Supplied information
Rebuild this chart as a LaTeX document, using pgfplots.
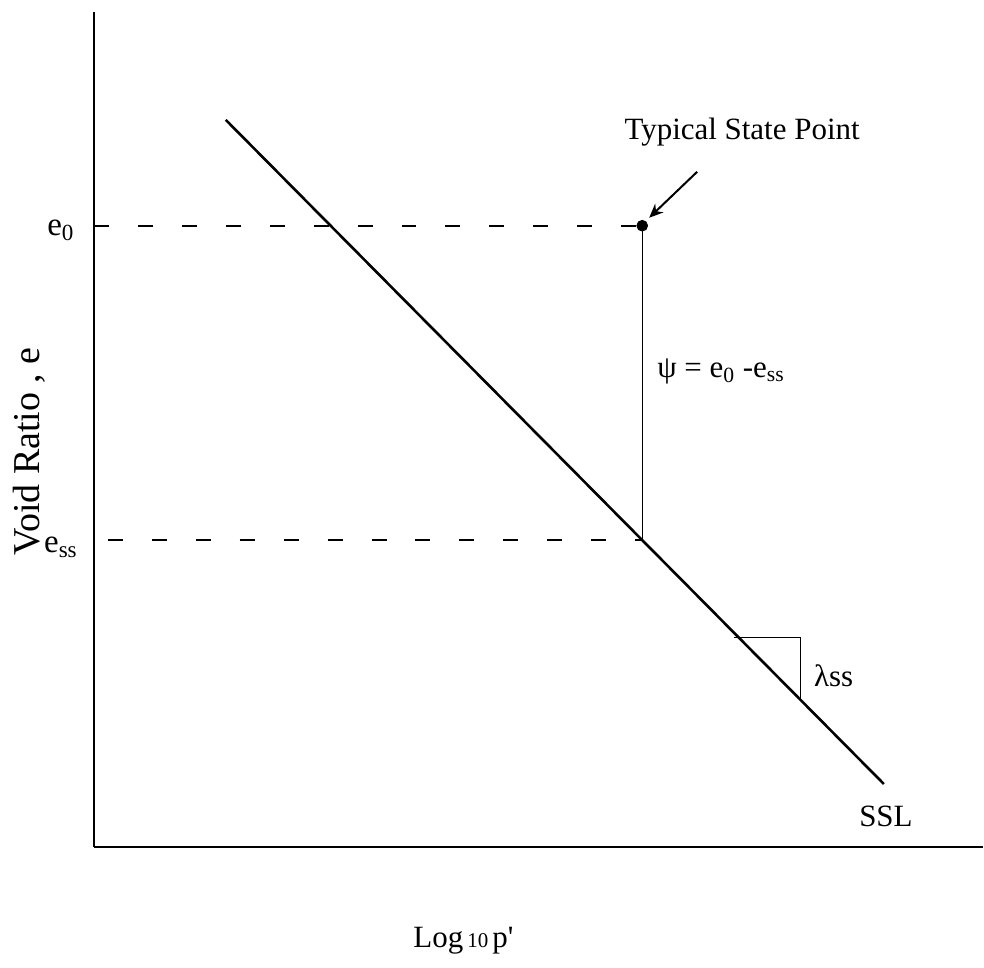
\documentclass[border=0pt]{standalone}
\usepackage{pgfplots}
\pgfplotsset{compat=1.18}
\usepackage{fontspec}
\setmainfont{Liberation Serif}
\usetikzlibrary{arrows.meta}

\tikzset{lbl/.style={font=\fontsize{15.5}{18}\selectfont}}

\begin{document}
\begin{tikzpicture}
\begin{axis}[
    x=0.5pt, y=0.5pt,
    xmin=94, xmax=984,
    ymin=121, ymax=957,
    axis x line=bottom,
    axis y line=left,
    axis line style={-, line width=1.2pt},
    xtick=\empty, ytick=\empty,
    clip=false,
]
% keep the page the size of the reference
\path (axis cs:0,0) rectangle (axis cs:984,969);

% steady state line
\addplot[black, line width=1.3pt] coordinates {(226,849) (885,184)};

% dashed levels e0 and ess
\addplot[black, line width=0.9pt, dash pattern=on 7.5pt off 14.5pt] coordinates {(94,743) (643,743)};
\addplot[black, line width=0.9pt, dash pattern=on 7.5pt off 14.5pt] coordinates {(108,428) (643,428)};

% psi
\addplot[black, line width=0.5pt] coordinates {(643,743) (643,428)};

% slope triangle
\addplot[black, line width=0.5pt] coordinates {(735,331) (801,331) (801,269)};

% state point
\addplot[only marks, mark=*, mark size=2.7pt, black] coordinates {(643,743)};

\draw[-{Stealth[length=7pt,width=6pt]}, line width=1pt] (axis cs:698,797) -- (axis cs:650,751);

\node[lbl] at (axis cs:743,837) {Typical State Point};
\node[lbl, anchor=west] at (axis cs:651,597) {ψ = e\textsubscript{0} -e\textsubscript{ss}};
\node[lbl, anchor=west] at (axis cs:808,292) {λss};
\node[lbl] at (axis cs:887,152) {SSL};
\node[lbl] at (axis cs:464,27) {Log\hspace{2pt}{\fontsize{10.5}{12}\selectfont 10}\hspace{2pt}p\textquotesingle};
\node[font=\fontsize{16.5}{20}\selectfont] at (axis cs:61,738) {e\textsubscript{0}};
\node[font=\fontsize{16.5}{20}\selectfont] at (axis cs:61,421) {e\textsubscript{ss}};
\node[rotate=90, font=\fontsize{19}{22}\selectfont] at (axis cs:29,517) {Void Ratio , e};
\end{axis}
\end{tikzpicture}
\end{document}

What this task involves
Return the listing above in full and without alteration, excluding its pictures.

Completed exercise
Rebuild this chart as a LaTeX document, using pgfplots.
\documentclass[border=0pt]{standalone}
\usepackage{pgfplots}
\pgfplotsset{compat=1.18}
\usepackage{fontspec}
\setmainfont{Liberation Serif}
\usetikzlibrary{arrows.meta}

\tikzset{lbl/.style={font=\fontsize{15.5}{18}\selectfont}}

\begin{document}
\begin{tikzpicture}
\begin{axis}[
    x=0.5pt, y=0.5pt,
    xmin=94, xmax=984,
    ymin=121, ymax=957,
    axis x line=bottom,
    axis y line=left,
    axis line style={-, line width=1.2pt},
    xtick=\empty, ytick=\empty,
    clip=false,
]
% keep the page the size of the reference
\path (axis cs:0,0) rectangle (axis cs:984,969);

% steady state line
\addplot[black, line width=1.3pt] coordinates {(226,849) (885,184)};

% dashed levels e0 and ess
\addplot[black, line width=0.9pt, dash pattern=on 7.5pt off 14.5pt] coordinates {(94,743) (643,743)};
\addplot[black, line width=0.9pt, dash pattern=on 7.5pt off 14.5pt] coordinates {(108,428) (643,428)};

% psi
\addplot[black, line width=0.5pt] coordinates {(643,743) (643,428)};

% slope triangle
\addplot[black, line width=0.5pt] coordinates {(735,331) (801,331) (801,269)};

% state point
\addplot[only marks, mark=*, mark size=2.7pt, black] coordinates {(643,743)};

\draw[-{Stealth[length=7pt,width=6pt]}, line width=1pt] (axis cs:698,797) -- (axis cs:650,751);

\node[lbl] at (axis cs:743,837) {Typical State Point};
\node[lbl, anchor=west] at (axis cs:651,597) {ψ = e\textsubscript{0} -e\textsubscript{ss}};
\node[lbl, anchor=west] at (axis cs:808,292) {λss};
\node[lbl] at (axis cs:887,152) {SSL};
\node[lbl] at (axis cs:464,27) {Log\hspace{2pt}{\fontsize{10.5}{12}\selectfont 10}\hspace{2pt}p\textquotesingle};
\node[font=\fontsize{16.5}{20}\selectfont] at (axis cs:61,738) {e\textsubscript{0}};
\node[font=\fontsize{16.5}{20}\selectfont] at (axis cs:61,421) {e\textsubscript{ss}};
\node[rotate=90, font=\fontsize{19}{22}\selectfont] at (axis cs:29,517) {Void Ratio , e};
\end{axis}
\end{tikzpicture}
\end{document}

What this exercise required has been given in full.